On the contrary The Philosopher (Ethic. v, 10) states it to be a virtue.
I answer that As stated above (I-II 96,6), when we were treating of laws, since human actions, with which laws are concerned, are composed of contingent singulars and are innumerable in their diversity, it was not possible to lay down rules of law that would apply to every single case. Legislators in framing laws attend to what commonly happens: although if the law be applied to certain cases it will frustrate the equality of justice and be injurious to the common good, which the law has in view. Thus the law requires deposits to be restored, because in the majority of cases this is just. Yet it happens sometimes to be injurious---for instance, if a madman were to put his sword in deposit, and demand its delivery while in a state of madness, or if a man were to seek the return of his deposit in order to fight against his country. In these and like cases it is bad to follow the law, and it is good to set aside the letter of the law and to follow the dictates of justice and the common good. This is the object of "epikeia" which we call equity. Therefore it is evident that "epikeia" is a virtue.

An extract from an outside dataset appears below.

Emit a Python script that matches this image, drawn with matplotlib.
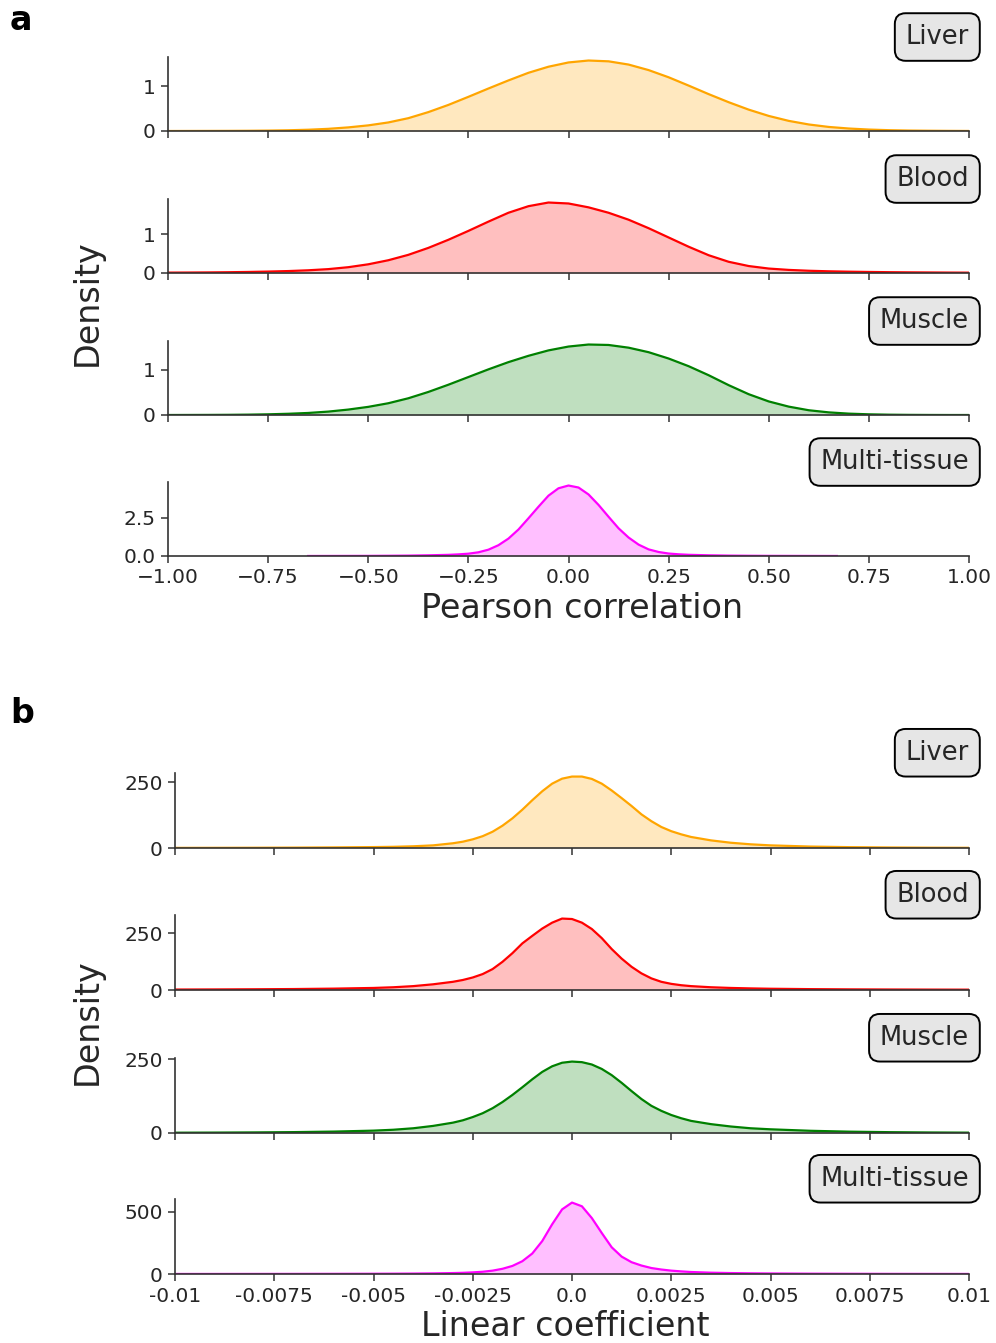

Reply to Objection: 1. "Epikeia" does not set aside that which is just in itself but that which is just as by law established. Nor is it opposed to severity, which follows the letter of the law when it ought to be followed. To follow the letter of the law when it ought not to be followed is sinful. Hence it is written in the Codex of Laws and Constitutions under Law v: "Without doubt he transgresses the law who by adhering to the letter of the law strives to defeat the intention of the lawgiver."
2. It would be passing judgment on a law to say that it was not well made; but to say that the letter of the law is not to be observed in some particular case is passing judgment not on the law, but on some particular contingency.
3. Interpretation is admissible in doubtful cases where it is not allowed to set aside the letter of the law without the interpretation of the sovereign. But when the case is manifest there is need, not of interpretation, but of execution.